#### PROBLEM DETAILS:
Look at the data below and print exactly the lines from its first line through the line with "const xTickVals = [350, 400, 450, 500, 550, 600, 650, 700];"; the pictures stay out of the copy.
=-=-=
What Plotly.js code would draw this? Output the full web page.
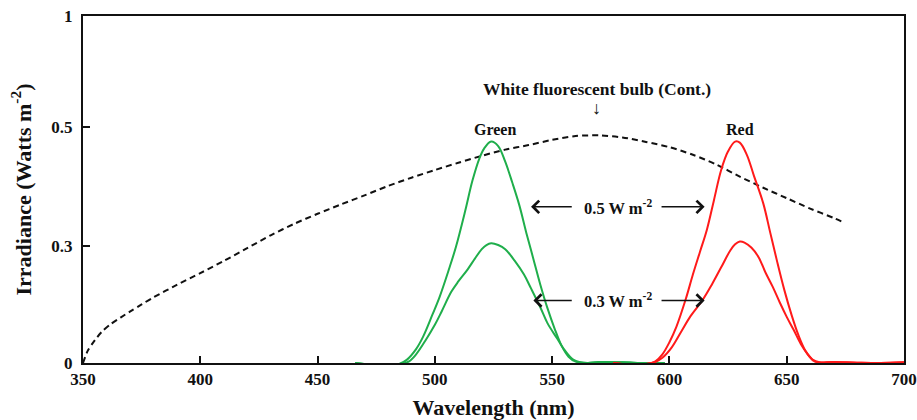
<!DOCTYPE html>
<html>
<head>
<meta charset="utf-8">
<script src="https://cdn.plot.ly/plotly-3.0.1.min.js"></script>
<style>html,body{margin:0;padding:0;background:#fff;}#chart{width:917px;height:420px;}</style>
</head>
<body>
<div id="chart"></div>
<script>
// Y axis of the original is not linear: values are stored in axis position units
// (0 = bottom, 1 = top), and the tick labels give the printed irradiance.
const yTickVals = [0, 0.337, 0.68, 1];
const yTickText = ['0', '0.3', '0.5', '1'];
const xTickVals = [350, 400, 450, 500, 550, 600, 650, 700];

// White fluorescent bulb (continuous spectrum)
const fluoNm = [350,352,355,358,362,366,370,375,380,390,400,410,420,430,440,450,460,470,480,490,500,510,520,530,540,550,560,570,580,590,600,610,620,630,640,650,660,670,674];
const fluoVal = [0,0.035,0.065,0.09,0.113,0.131,0.148,0.169,0.189,0.225,0.259,0.294,0.331,0.368,0.401,0.43,0.457,0.483,0.51,0.534,0.556,0.577,0.597,0.615,0.628,0.643,0.654,0.656,0.65,0.637,0.622,0.6,0.572,0.537,0.505,0.475,0.445,0.418,0.406];

// Green LED, 0.5 W m-2
const greenHighNm = [466,470,475,480,485,488,492,495,499,502,506,509,513,516,519,521,524,527,530,533,536,539,542,545,548,551,554,557,560,565,570,580,590,598];
const greenHighVal = [0,-0.003,-0.005,-0.005,-0.002,0.009,0.04,0.076,0.14,0.19,0.27,0.335,0.44,0.525,0.59,0.618,0.638,0.625,0.58,0.52,0.455,0.375,0.3,0.225,0.158,0.1,0.05,0.018,0.004,0,0.003,0.002,0,0];

// Green LED, 0.3 W m-2
const greenLowNm = [466,470,475,480,485,489,492,496,500,503,507,510,514,517,520,522,524,527,530,534,538,541,545,548,552,555,559,565,570,580,590,598];
const greenLowVal = [0,-0.003,-0.005,-0.005,-0.003,0.005,0.025,0.065,0.11,0.15,0.205,0.235,0.27,0.3,0.328,0.34,0.345,0.34,0.328,0.295,0.255,0.215,0.16,0.115,0.072,0.04,0.01,0,0.003,0.002,0,0];

// Red LED, 0.5 W m-2
const redHighNm = [576,580,585,590,594,597,600,603,607,610,613,616,619,622,625,628,630,633,636,640,643,646,649,652,655,658,661,664,670,680,690,700];
const redHighVal = [0,-0.003,-0.005,-0.003,0.005,0.025,0.06,0.105,0.185,0.255,0.32,0.385,0.47,0.555,0.61,0.638,0.635,0.6,0.54,0.46,0.375,0.29,0.21,0.14,0.08,0.035,0.01,0.002,0.003,0.001,0,0.002];

// Red LED, 0.3 W m-2
const redLowNm = [576,580,585,590,594,597,601,605,609,614,618,622,626,628,630,632,635,638,641,644,647,650,653,656,659,662,670,680,690,700];
const redLowVal = [0,-0.003,-0.005,-0.003,0.003,0.015,0.045,0.09,0.135,0.18,0.225,0.275,0.325,0.342,0.35,0.347,0.332,0.305,0.26,0.22,0.175,0.133,0.095,0.055,0.025,0.004,0.003,0.001,0,0.002];

const GREEN = '#1fae4b';
const RED = '#ff1a1a';
const FONT = 'Liberation Serif, Times New Roman, serif';

const traces = [
  {x: fluoNm, y: fluoVal, mode: 'lines', line: {color: '#111', width: 2, dash: '6px,4px', shape: 'spline', smoothing: 0.8}, name: 'White fluorescent'},
  {x: greenHighNm, y: greenHighVal, mode: 'lines', line: {color: GREEN, width: 2, shape: 'spline'}, name: 'Green 0.5'},
  {x: greenLowNm, y: greenLowVal, mode: 'lines', line: {color: GREEN, width: 2, shape: 'spline'}, name: 'Green 0.3'},
  {x: redHighNm, y: redHighVal, mode: 'lines', line: {color: RED, width: 2, shape: 'spline'}, name: 'Red 0.5'},
  {x: redLowNm, y: redLowVal, mode: 'lines', line: {color: RED, width: 2, shape: 'spline'}, name: 'Red 0.3'}
];

function arrow(xTail, xHead, y) {
  return {x: xHead, y: y, ax: xTail, ay: y, xref: 'x', yref: 'y', axref: 'x', ayref: 'y',
    text: '', showarrow: true, arrowhead: 4, arrowsize: 1.6, arrowwidth: 1.5, arrowcolor: '#111'};
}
function label(text, x, y, size) {
  return {x: x, y: y, xref: 'x', yref: 'y', text: text, showarrow: false,
    font: {family: FONT, size: size || 15, color: '#111', weight: 'bold'}};
}

const annotations = [
  label('<b>White fluorescent bulb (Cont.)</b>', 569, 0.79, 17.5),
  label('↓', 569, 0.735, 18),
  label('<b>Green</b>', 525.5, 0.672, 16),
  label('<b>Red</b>', 630, 0.672, 16),
  label('<b>0.5 W m<sup>-2</sup></b>', 578, 0.448, 16.5),
  label('<b>0.3 W m<sup>-2</sup></b>', 578, 0.18, 16.5),
  arrow(559, 541, 0.45),
  arrow(596, 615, 0.45),
  arrow(559, 542, 0.18),
  arrow(596, 615, 0.18)
];

const layout = {
  width: 917, height: 420,
  margin: {l: 83, r: 13, t: 16, b: 57},
  paper_bgcolor: '#fff', plot_bgcolor: '#fff',
  showlegend: false,
  font: {family: FONT, color: '#111'},
  xaxis: {
    range: [350, 700], tickvals: xTickVals, ticks: 'inside', ticklen: 7, tickwidth: 2, tickcolor: '#111',
    showline: true, linecolor: '#111', linewidth: 2, mirror: true, showgrid: false, zeroline: false,
    tickfont: {family: FONT, size: 17, color: '#111', weight: 'bold'},
    title: {text: '<b>Wavelength (nm)</b>', font: {family: FONT, size: 22, color: '#111'}, standoff: 12}
  },
  yaxis: {
    range: [0, 1], tickvals: yTickVals, ticktext: yTickText, ticks: 'inside', ticklen: 7, tickwidth: 2, tickcolor: '#111',
    showline: true, linecolor: '#111', linewidth: 2, mirror: true, showgrid: false, zeroline: false,
    ticklabelstandoff: 5,
    tickfont: {family: FONT, size: 17, color: '#111', weight: 'bold'},
    title: {text: '<b>Irradiance (Watts m<sup>-2</sup>)</b>', font: {family: FONT, size: 22, color: '#111'}, standoff: 14}
  },
  annotations: annotations
};

Plotly.newPlot('chart', traces, layout, {displayModeBar: false, staticPlot: true});
</script>
</body>
</html>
=-=-=
#### WRITTEN ANSWER:
What Plotly.js code would draw this? Output the full web page.
<!DOCTYPE html>
<html>
<head>
<meta charset="utf-8">
<script src="https://cdn.plot.ly/plotly-3.0.1.min.js"></script>
<style>html,body{margin:0;padding:0;background:#fff;}#chart{width:917px;height:420px;}</style>
</head>
<body>
<div id="chart"></div>
<script>
// Y axis of the original is not linear: values are stored in axis position units
// (0 = bottom, 1 = top), and the tick labels give the printed irradiance.
const yTickVals = [0, 0.337, 0.68, 1];
const yTickText = ['0', '0.3', '0.5', '1'];
const xTickVals = [350, 400, 450, 500, 550, 600, 650, 700];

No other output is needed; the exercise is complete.